If, like myself, you're a committed Epicurean - which is to say, a hoggy glutton - being afflicted with Bell's Palsy presents a cruel irony. Here's how it works.
BP, in case you don't know, is a nerve affliction wherein half of your face basically droops and freezes in that position. At this time of year, a particularly apt metaphor would be to imagine a before/after jack-o'-lantern, where one half of the gourd is freshly carved and chipper and ready for the Big Night. The other half, though, is like the pumpkin two weeks into November, when it's all rotted and saggy.
Well, I've got the damned thing. It's not painful, particularly, and the condition typically goes away after a few weeks, but it IS a bit annoying. As such, Epicurus would recommend the proper way to deal with the irritant factors of Bell's Palsy would be to consume huge quantities of comfort food and liquor.
Precisely because of the palsy, one side of my visage doesn't work! To eat, I have to finesse tiny bites of food into the right side of my mouth and chew carefully so my shark-like incisors don't rip apart the deadened left half of my tongue and gums.
Ah, screw it.
I headed to Big Bubba's BBQ in Mohegan Sun because they have a lot of comfort food, and also because I haven't eaten there in years and it was time to see what they've been up to. I'd figure out a way to ingest the stuff, I decided.
Like anything associated with a casino, Bubba's is an exercise in overkill. Eight-hundred-foot ceilings, casually overstylized roadhouse décor, plenty of kitschy neon and old-timey signs - and a bar area with several big screens tuned to sporting events and festooned with numerous college football pennants and helmets.
It's a very calculated set-up but fun, anyway.
Peter "Hopps" Huoppi, the Day's video wizard, accompanied me on my comfort mission because, as the father of a 2-year-old, he could cut my food into tiny pieces. Plus, he's a burgeoning barbecue and Southern food explorer, and I wanted to get his fresh take.
One caveat: ribs were out of the question. Part of the fun of eating ribs is the big, sloppy, rip-the-meat-off-the-bone-with-your-fangs process. Obviously, that wasn't going to happen.
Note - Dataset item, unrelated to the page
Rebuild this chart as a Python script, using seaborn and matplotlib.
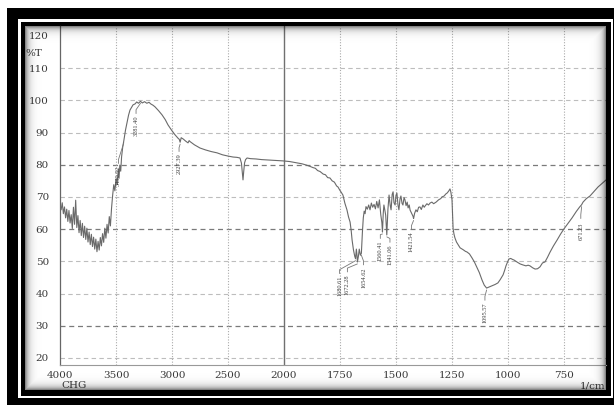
import numpy as np
import pandas as pd
import matplotlib
matplotlib.use("Agg")
import matplotlib.pyplot as plt
import seaborn as sns
from matplotlib.patches import Rectangle

# ---- spectrum (wavenumber in 1/cm, transmittance in %T) ----
wavenumber = [
    4000, 3990, 3980, 3970, 3960, 3950, 3940, 3930, 3920, 3910,
    3900, 3890, 3880, 3870, 3860, 3850, 3840, 3830, 3820, 3810,
    3800, 3790, 3780, 3770, 3760, 3750, 3740, 3730, 3720, 3710,
    3700, 3690, 3680, 3670, 3660, 3650, 3640, 3630, 3620, 3610,
    3600, 3590, 3580, 3570, 3560, 3550, 3540, 3530, 3520, 3510,
    3500, 3490, 3480, 3473, 3466, 3458, 3450, 3440, 3430.52, 3415,
    3402, 3388, 3375, 3360, 3348, 3330, 3315, 3300, 3281.40, 3265,
    3245, 3225, 3205, 3190, 3170, 3152, 3120, 3089, 3060, 3036,
    3005, 2973, 2945, 2935, 2927.39, 2918, 2900, 2880, 2857, 2847,
    2839, 2800, 2750, 2700, 2650, 2598, 2550, 2500, 2455, 2420,
    2393, 2380, 2372, 2366, 2360, 2352, 2343, 2330, 2300, 2250,
    2200, 2152, 2100, 2050, 2009, 1975, 1942, 1920, 1900, 1884,
    1870, 1860, 1850, 1839, 1825, 1815, 1805, 1795, 1785, 1775,
    1765, 1759, 1750, 1745, 1737, 1728, 1719, 1712, 1705, 1700,
    1696, 1690, 1684, 1680.61, 1677, 1674, 1672.28, 1668, 1664, 1659,
    1654.62, 1650, 1646, 1642, 1638, 1634, 1628, 1622, 1616, 1610,
    1604, 1598, 1592, 1586, 1580, 1574, 1568, 1563, 1560.41, 1557,
    1554, 1550, 1546, 1541.06, 1536, 1531, 1526, 1522, 1517, 1513,
    1509, 1504, 1500, 1496, 1491, 1487, 1482, 1478, 1473, 1469,
    1464, 1460, 1455, 1450, 1446, 1441, 1437, 1433, 1428, 1424,
    1421.54, 1417, 1411, 1405, 1399, 1393, 1387, 1380, 1374, 1370,
    1362, 1355, 1348, 1340, 1332, 1321, 1310, 1300, 1295, 1285,
    1278, 1272, 1265, 1259, 1255, 1250, 1247, 1245, 1241, 1237,
    1230, 1222, 1214, 1200, 1190, 1183, 1172, 1161, 1150, 1138,
    1128, 1116, 1106, 1095.57, 1085, 1071, 1058, 1045, 1035, 1022,
    1015, 1009, 1002, 996, 988, 980, 973, 960, 946, 934,
    920, 910, 902, 890, 879, 868, 857, 846, 835, 824,
    812, 797, 781, 765, 750, 732, 714, 695, 680, 671.23,
    665, 650, 634, 615, 598, 580, 562,
]
transmittance = [
    67.5, 66.0, 68.2, 64.8, 66.9, 63.5, 66.2, 62.4, 65.8, 61.9,
    64.5, 60.2, 66.8, 61.5, 69.0, 60.5, 64.2, 58.9, 62.7, 58.0,
    61.8, 57.4, 60.9, 56.8, 60.3, 56.0, 59.1, 55.2, 58.4, 54.6,
    57.5, 53.8, 56.9, 53.0, 56.2, 53.5, 57.4, 54.8, 58.6, 55.9,
    60.3, 57.2, 61.5, 58.8, 63.9, 61.0, 66.4, 70.5, 73.8, 71.9,
    75.6, 73.9, 78.5, 75.8, 79.9, 78.0, 82.5, 85.5, 87.4, 90.8,
    93.0, 95.4, 97.0, 97.9, 98.6, 98.9, 99.5, 99.1, 99.7, 99.2,
    99.6, 99.1, 99.4, 98.9, 98.5, 98.0, 96.8, 95.5, 94.0, 92.4,
    90.8, 89.3, 88.2, 87.9, 87.0, 88.4, 88.0, 87.4, 86.8, 87.5,
    87.2, 86.2, 85.2, 84.6, 84.1, 83.7, 83.1, 82.7, 82.4, 82.3,
    82.1, 80.5, 77.5, 75.3, 77.8, 80.6, 81.6, 82.1, 81.9, 81.8,
    81.6, 81.5, 81.4, 81.3, 81.2, 81.0, 80.6, 80.3, 79.9, 79.5,
    79.1, 78.9, 78.2, 77.9, 77.1, 76.9, 76.0, 75.9, 75.0, 74.6,
    73.4, 73.1, 72.0, 71.5, 70.6, 68.0, 66.0, 63.8, 62.2, 59.5,
    56.6, 53.6, 51.5, 50.8, 53.8, 51.8, 49.8, 51.5, 53.8, 51.9,
    52.5, 59.0, 63.5, 65.6, 64.8, 67.0, 66.2, 67.5, 66.0, 68.1,
    66.8, 67.7, 66.3, 68.6, 66.6, 69.1, 64.5, 62.0, 59.1, 64.8,
    67.5, 66.0, 64.3, 58.2, 66.2, 70.6, 67.4, 66.0, 70.8, 71.6,
    68.2, 67.5, 70.5, 71.2, 67.4, 66.0, 69.4, 70.3, 68.0, 67.5,
    69.8, 69.1, 67.3, 68.4, 66.6, 67.5, 65.9, 65.3, 64.6, 64.0,
    63.3, 64.9, 66.0, 65.4, 66.8, 66.9, 66.1, 67.5, 66.8, 67.2,
    67.9, 67.5, 68.1, 68.4, 67.9, 68.4, 69.1, 69.5, 70.0, 70.3,
    70.9, 71.2, 71.8, 72.5, 71.5, 69.1, 64.0, 60.1, 58.4, 57.3,
    56.0, 55.1, 54.2, 53.6, 53.1, 52.9, 52.3, 51.1, 49.8, 48.0,
    46.5, 44.2, 42.6, 41.7, 42.0, 42.4, 42.8, 43.3, 44.3, 45.8,
    47.2, 48.6, 49.8, 50.7, 50.9, 50.6, 50.4, 49.8, 49.2, 48.9,
    48.6, 48.8, 48.6, 48.0, 47.6, 47.7, 48.3, 49.5, 49.8, 51.2,
    52.9, 54.8, 56.6, 58.5, 60.1, 61.8, 63.5, 65.5, 66.9, 67.6,
    68.4, 69.5, 70.3, 71.8, 73.1, 74.2, 75.3,
]

# ---- peak annotations ----
peak_labels = ["3430.52", "3281.40", "2927.39", "1680.61", "1672.28",
               "1654.62", "1560.41", "1541.06", "1421.54", "1095.57", "671.23"]
peak_wn = [3430.52, 3281.40, 2927.39, 1680.61, 1672.28,
           1654.62, 1560.41, 1541.06, 1421.54, 1095.57, 671.23]
label_x = [3478, 3321, 2937, 1752, 1717, 1645, 1570, 1527, 1431, 1103, 675]
label_y = [76.5, 92.0, 80.2, 42.3, 42.8, 45.0, 53.2, 52.0, 56.0, 34.0, 59.4]

major_x = [4000, 3500, 3000, 2500, 2000, 1750, 1500, 1250, 1000, 750]
major_y = [20, 30, 40, 50, 60, 70, 80, 90, 100, 110, 120]

W, H = 614, 405
sns.set_style("white")
plt.rcParams["font.family"] = ["DejaVu Serif", "DejaVu Sans"]

fig = plt.figure(figsize=(W / 100, H / 100), dpi=100)


def box(x0, y0, x1, y1):
    return [x0 / W, 1 - y1 / H, (x1 - x0) / W, (y1 - y0) / H]


# photo-style frame drawn in pixel units
bg = fig.add_axes([0, 0, 1, 1], zorder=0)
bg.set_xlim(0, W)
bg.set_ylim(H, 0)
bg.axis("off")
bg.add_patch(Rectangle((7, 8), 640, 420, facecolor="black", edgecolor="none"))
bg.add_patch(Rectangle((18, 19), 595, 379, facecolor="white", edgecolor="none"))
bg.add_patch(Rectangle((20.5, 22), 590.5, 373.5, facecolor="black", edgecolor="none"))
bg.add_patch(Rectangle((25, 26), 581, 364, facecolor="white", edgecolor="none"))

# piecewise wavenumber scale: above 2000 1/cm is compressed by half
def fwd(x):
    x = np.asarray(x, float)
    return np.where(x > 2000, 2000 + (x - 2000) / 2, x)


def inv(u):
    u = np.asarray(u, float)
    return np.where(u > 2000, 2000 + (u - 2000) * 2, u)


ax = fig.add_axes(box(60, 26, 606, 365), zorder=1)
ax.set_facecolor("none")
ax.set_xscale("function", functions=(fwd, inv))

# grid
for v in [110, 100, 90, 70, 50, 40, 20]:
    ax.axhline(v, color="#bdbdbd", lw=0.8, ls=(0, (4, 3)), zorder=1)
for v in [80, 60, 30]:
    ax.axhline(v, color="#7a7a7a", lw=0.9, ls=(0, (4, 3)), zorder=1)
for v in [3500, 3000, 2500, 1750, 1500, 1250, 1000, 750]:
    ax.axvline(v, color="#aaaaaa", lw=0.8, ls=(0, (1, 1.5)), zorder=1)
ax.axvline(2000, color="#707070", lw=1.0, zorder=1)

df = pd.DataFrame({"wavenumber": wavenumber, "T": transmittance})
sns.lineplot(data=df, x="wavenumber", y="T", ax=ax, sort=False,
             estimator=None, color="#6a6a6a", linewidth=0.8, zorder=3)

# leader lines: from the band straight to a short stub above each label
curve = dict(zip(wavenumber, transmittance))
for lab, pw, lx, ly in zip(peak_labels, peak_wn, label_x, label_y):
    top = ly + 3.9
    py = curve[pw] - 0.6
    ax.plot([pw, lx, lx], [py, top + 1.2, top],
            color="#777777", lw=0.6, zorder=3)
    ax.text(lx, ly, lab, rotation=90, ha="center", va="center",
            fontsize=4.6, family="Liberation Serif", color="#404040", zorder=4)

ax.set_xlim(4000, 562.5)
ax.set_ylim(17.8, 123.1)
ax.set_xticks(major_x)
ax.set_xticklabels([str(v) for v in major_x])
minor_x = [v for v in range(3900, 2000, -100) if v not in major_x] + \
          [v for v in range(1950, 560, -50) if v not in major_x]
ax.set_xticks(minor_x, minor=True)
ax.set_yticks(major_y)
ax.set_yticks([v for v in range(18, 123, 2) if v % 10], minor=True)
ax.set_xlabel("")
ax.set_ylabel("")

ax.tick_params(axis="y", which="major", direction="out", length=4, width=0.8,
               color="#666666", pad=4, labelsize=7.5, labelcolor="#3a3a3a")
ax.tick_params(axis="y", which="minor", direction="out", length=2.5, width=0.7,
               color="#888888")
ax.tick_params(axis="x", which="major", direction="inout", length=4, width=0.8,
               color="#777777", pad=2, labelsize=7.5, labelcolor="#3a3a3a")
ax.tick_params(axis="x", which="minor", direction="inout", length=3, width=0.7,
               color="#999999")
for s in ["top", "right"]:
    ax.spines[s].set_visible(False)
ax.spines["left"].set_color("#666666")
ax.spines["left"].set_linewidth(0.9)
ax.spines["bottom"].set_color("#999999")
ax.spines["bottom"].set_linewidth(0.8)

txt = dict(fontsize=7.5, color="#3a3a3a", family="DejaVu Serif")
bg.text(25, 53, "%T", ha="left", va="center", **txt)
bg.text(61, 385, "CHG", ha="left", va="center", **txt)
bg.text(605, 386, "1/cm", ha="right", va="center", **txt)

# soft shadow around the inner edge of the panel
pw_, ph_ = 581, 364
xx = np.arange(pw_) + 0.5
yy = np.arange(ph_) + 0.5
d = np.minimum(np.minimum(xx[None, :], pw_ - xx[None, :]),
               np.minimum(yy[:, None], ph_ - yy[:, None]))
alpha = 0.55 * np.exp(-d / 3.5)
shade = np.zeros((ph_, pw_, 4))
shade[..., 3] = alpha
ov = fig.add_axes(box(25, 26, 606, 390), zorder=5)
ov.imshow(shade, aspect="auto", interpolation="bilinear")
ov.axis("off")

fig.savefig("out.png", dpi=100)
But there's plenty besides ribbage on the Bubba's menu: various combos of pulled pork, brisket, chicken, sausage and lamb; fried chicken, meat loaf, chicken fried steak; shrimp, jambalaya, catfish, steaks; po'boys and burgers; fresh veggies and sides like dirty rice, greens and mac 'n' cheese; huge salads, desserts and appetizers ?
The first thing to know about food at Bubba's is that A) it isn't cheap and B) one of the reasons is that portions are insanely large. So while there are tempting appetizers including barbecue shrimp, nachos, trash ribs and wings, it's best to be conservative. One app should suffice, so we opted for fries with cheese and roast beef gravy ($7.95). You get a huge bowl of long fries, slathered in a sort of cheese sauce you'd expect on ballpark nachos, and with a modest infusion of brown gravy. While a much higher gravy: cheese ratio would have been preferred, it was still gooey greatness and we ate far too many of them.
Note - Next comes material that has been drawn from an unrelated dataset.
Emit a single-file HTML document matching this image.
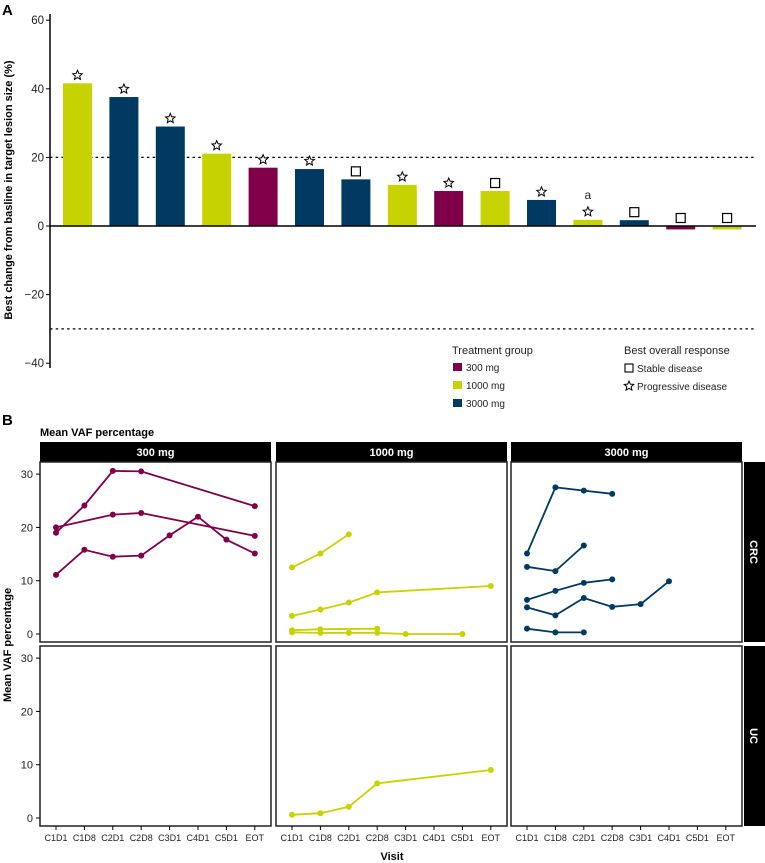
<!DOCTYPE html>
<html><head><meta charset="utf-8">
<style>
html,body{margin:0;padding:0;background:#fff;}
svg{display:block;font-family:"Liberation Sans",Arial,sans-serif;}
</style></head>
<body>
<svg id="chart" width="765" height="863" viewBox="0 0 765 863">
<text x="2" y="15" font-size="15" font-weight="bold">A</text>
<text x="2" y="425" font-size="15" font-weight="bold">B</text>
<g id="pa"></g>
<g id="pb"></g>
</svg>
<script>
// ---------- Panel A data ----------
const barValues = [41.6, 37.6, 29, 21.1, 17, 16.6, 13.6, 12, 10.2, 10.2, 7.6, 1.8, 1.7, -1, -1];
const barGroups = ["1000", "3000", "3000", "1000", "300", "3000", "3000", "1000", "300", "1000", "3000", "1000", "3000", "300", "1000"];
const barResponse = ["PD","PD","PD","PD","PD","PD","SD","PD","PD","SD","PD","PD","SD","SD","SD"];
const barNotes = ["","","","","","","","","","","","a","","",""];
const aTicks = [60, 40, 20, 0, -20, -40];
const aRefLines = [20, -30];

// ---------- Panel B data ----------
const visits = ["C1D1","C1D8","C2D1","C2D8","C3D1","C4D1","C5D1","EOT"];
const doses = ["300 mg","1000 mg","3000 mg"];
const cohorts = ["CRC","UC"];
const bTicks = [0, 10, 20, 30];
// series: [doseIndex, cohortIndex, visitIndices, values]
const s300crc1 = [0,0,[0,1,2,3,7],[19,24.1,30.6,30.5,24]];
const s300crc2 = [0,0,[0,2,3,7],[20,22.4,22.7,18.4]];
const s300crc3 = [0,0,[0,1,2,3,4,5,6,7],[11.1,15.8,14.5,14.7,18.5,22,17.7,15.1]];
const s1000crc1 = [1,0,[0,1,2],[12.5,15.1,18.7]];
const s1000crc2 = [1,0,[0,1,2,3,7],[3.4,4.6,5.9,7.8,9]];
const s1000crc3 = [1,0,[0,1,3],[0.7,0.9,1.0]];
const s1000crc4 = [1,0,[0,1,2,3,4,6],[0.3,0.2,0.2,0.2,0.0,0.0]];
const s3000crc1 = [2,0,[0,1,2,3],[15.1,27.5,26.9,26.3]];
const s3000crc2 = [2,0,[0,1,2],[12.6,11.8,16.6]];
const s3000crc3 = [2,0,[0,1,2,3],[6.4,8.1,9.6,10.25]];
const s3000crc4 = [2,0,[0,1,2,3,4,5],[5,3.5,6.75,5.1,5.6,9.9]];
const s3000crc5 = [2,0,[0,1,2],[1,0.3,0.3]];
const s1000uc1 = [1,1,[0,1,2,3,7],[0.6,0.9,2.1,6.5,9]];
const allSeries = [s300crc1,s300crc2,s300crc3,s1000crc1,s1000crc2,s1000crc3,s1000crc4,s3000crc1,s3000crc2,s3000crc3,s3000crc4,s3000crc5,s1000uc1];

const colors = {"300":"#7f0049","1000":"#c7d300","3000":"#003a63"};
const doseColors = ["#7f0049","#c7d300","#003a63"];
const NS = "http://www.w3.org/2000/svg";
function mk(parent, tag, attrs, text){
  const e = document.createElementNS(NS, tag);
  for (const k in attrs) e.setAttribute(k, attrs[k]);
  if (text !== undefined) e.textContent = text;
  parent.appendChild(e); return e;
}

// ---------- Panel A ----------
const pa = document.getElementById('pa');
const yA = v => 226 - v * 3.43;
const xA = i => 77.5 + i * 46.4;
const axA = mk(pa,'line',{x1:50,x2:50,y1:14,y2:368,stroke:'#000','stroke-width':1.5});


aTicks.forEach(t=>{
  const tk = mk(pa,'line',{x1:46,x2:50,y1:yA(t),y2:yA(t),stroke:'#000','stroke-width':1});
  
  
  const lb = mk(pa,'text',{x:44,y:yA(t)+4,'font-size':11.5,'text-anchor':'end',fill:'#222'}, t<0?('\u2212'+(-t)):String(t));
  
  
});
aRefLines.forEach(r=>{
  const l = mk(pa,'line',{x1:50,x2:755,y1:yA(r),y2:yA(r),stroke:'#000','stroke-width':1.3,'stroke-dasharray':'2.5,3.2'});
  
  
});
const yt = mk(pa,'text',{x:0,y:0,'font-size':11,'font-weight':'bold','text-anchor':'middle',transform:'translate(12,190) rotate(-90)'},'Best change from basline in target lesion size (%)');


function star(g,cx,cy){
  const pts=[];
  for(let k=0;k<10;k++){const r=k%2?2.3:5;const a=-Math.PI/2+k*Math.PI/5;pts.push((cx+r*Math.cos(a)).toFixed(2)+','+(cy+r*Math.sin(a)).toFixed(2));}
  return mk(g,'polygon',{points:pts.join(' '),fill:'#fff',stroke:'#000','stroke-width':1});
}
barValues.forEach((v,i)=>{
  const x = xA(i)-14.5, y0 = yA(0), y1 = yA(v);
  const b = mk(pa,'rect',{x:x,y:Math.min(y0,y1),width:29,height:Math.abs(y1-y0),fill:colors[barGroups[i]]});
  
  
  const my = (v>0?y1:y0) - 8;
  let m;
  if (barResponse[i]==='PD') m = star(pa,xA(i),my);
  else m = mk(pa,'rect',{x:xA(i)-4.5,y:my-4.5,width:9,height:9,fill:'#fff',stroke:'#000','stroke-width':1.2});
  
  
  if (barNotes[i]) {
    const n = mk(pa,'text',{x:xA(i),y:my-13,'font-size':12,'text-anchor':'middle',fill:'#222'},barNotes[i]);
    
    
  }
});
const zl = mk(pa,'line',{x1:50,x2:756,y1:yA(0),y2:yA(0),stroke:'#000','stroke-width':1.5});


// legends
const lg1 = mk(pa,'text',{x:452,y:354,'font-size':11,fill:'#222'},'Treatment group');


["300","1000","3000"].forEach((d,k)=>{
  const sw = mk(pa,'rect',{x:453,y:363+k*18,width:9,height:8,fill:colors[d]});
  
  
  const t = mk(pa,'text',{x:466,y:371+k*18,'font-size':10,fill:'#222'},d+' mg');
  
  
});
const lg2 = mk(pa,'text',{x:624,y:354,'font-size':11,fill:'#222'},'Best overall response');


const sq = mk(pa,'rect',{x:625,y:364,width:8,height:8,fill:'#fff',stroke:'#000','stroke-width':1.1});


const st1 = mk(pa,'text',{x:637,y:372,'font-size':10,fill:'#222'},'Stable disease');


const si = star(pa,629,386);


const st2 = mk(pa,'text',{x:637,y:390,'font-size':10,fill:'#222'},'Progressive disease');



// ---------- Panel B ----------
const pb = document.getElementById('pb');
const panelX = [40, 276, 511];
const panelW = 231;
const rowY = [462, 646];
const rowH = 180;
const xB = (p,vi) => panelX[p] + 16 + vi*28.4;
const yB = (r,v) => rowY[r] + 172 - v*5.33;
const bt = mk(pb,'text',{x:40,y:436,'font-size':11,'font-weight':'bold'},'Mean VAF percentage');


doses.forEach((d,p)=>{
  const h = mk(pb,'rect',{x:panelX[p],y:442,width:panelW,height:20,fill:'#000'});
  
  
  const ht = mk(pb,'text',{x:panelX[p]+panelW/2,y:456,'font-size':11,'font-weight':'bold',fill:'#fff','text-anchor':'middle'},d);
  
  
});
cohorts.forEach((c,r)=>{
  const s = mk(pb,'rect',{x:744,y:rowY[r],width:21,height:rowH,fill:'#000'});
  
  
  const st = mk(pb,'text',{x:0,y:0,'font-size':11,'font-weight':'bold',fill:'#fff','text-anchor':'middle',transform:`translate(750,${rowY[r]+rowH/2}) rotate(90)`},c);
  
  
  doses.forEach((d,p)=>{
    const fr = mk(pb,'rect',{x:panelX[p],y:rowY[r],width:panelW,height:rowH,fill:'#fff',stroke:'#222','stroke-width':1.5});
    
    
  });
  bTicks.forEach(t=>{
    const tk = mk(pb,'line',{x1:36,x2:40,y1:yB(r,t),y2:yB(r,t),stroke:'#000'});
    
    
    const tl = mk(pb,'text',{x:33,y:yB(r,t)+4,'font-size':11,'text-anchor':'end',fill:'#222'},String(t));
    
    
  });
});
doses.forEach((d,p)=>{
  visits.forEach((v,vi)=>{
    const tk = mk(pb,'line',{x1:xB(p,vi),x2:xB(p,vi),y1:826,y2:830,stroke:'#000'});
    
    
    const tl = mk(pb,'text',{x:xB(p,vi),y:841,'font-size':9,'text-anchor':'middle',fill:'#222'},v);
    
    
  });
});
const vt = mk(pb,'text',{x:392,y:860,'font-size':11,'font-weight':'bold','text-anchor':'middle'},'Visit');


const yt2 = mk(pb,'text',{x:0,y:0,'font-size':11,'font-weight':'bold','text-anchor':'middle',transform:'translate(11,645) rotate(-90)'},'Mean VAF percentage');


allSeries.forEach((s,si)=>{
  const [p,r,vis,vals] = s;
  const pts = vis.map((vi,k)=>xB(p,vi).toFixed(1)+','+yB(r,vals[k]).toFixed(1)).join(' ');
  const ln = mk(pb,'polyline',{points:pts,fill:'none',stroke:doseColors[p],'stroke-width':1.8});
  
  
  vis.forEach((vi,k)=>{
    const c = mk(pb,'circle',{cx:xB(p,vi),cy:yB(r,vals[k]),r:3,fill:doseColors[p]});
    
    
  });
});
</script>
</body></html>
I ordered Tallulah's Chicken Fried Steak ($16.95), a huge tenderloin lovingly smashed into license plate-thin pliability, floured and deep fried, and covered in cream gravy. The meat was heartbreakingly tender and void of connective tissue, the exterior brittle and crisp, and, with a dousing of hot sauce for incendiary accent, it was glorious. Entrees come with cornbread and two sides, and I chose country greens and dirty rice.
The former were finely diced and augmented with vinegar and bits of turkey. Beautiful. Bubba's take on dirty rice, a Louisiana dish, has white rice browned by bacon bits (instead of livers or giblets) and infused with celery, onion and bell pepper. It was toothsome but a bit bland. But to mix the rice into the steak gravy, sprinkle some greens, and take a big comingling bite was truly a fine thing.
Hopps experimented with the two meat combo ($20.95), selecting pulled pork and chicken. The huge heap of shredded pork was a revelation - an exercise in lean, tender glory underscored by a hickory infusion. Every time Hopps looked up at the big screen showing Sports Center, I'd steal another forkful.
His chicken was a more modestly sized joint of thigh and breast. Again, the meat was beautifully cooked for maximum succulence - and the skin, expertly crisped with an almost brulee-style exterior, provided a smokey, contrapuntal sweetness.
For sides, I introduced him to cheese grits, which he pronounced intriguing though, given the cheese overdose of our appetizer, perhaps unnecessary, along with another new experience for him: Cajun green beans. These are clipped length of bean that have been mixed with a spicy tomato broth. Great flavor, but the beans need to maintain a snappy texture and these got soggy quickly.
Small complaints, though. Bubba's is a nice Comfort Oasis, helped me keep the Palsy at bay, and served as a further intro for Hopps into the culinary possibilities of the Great South.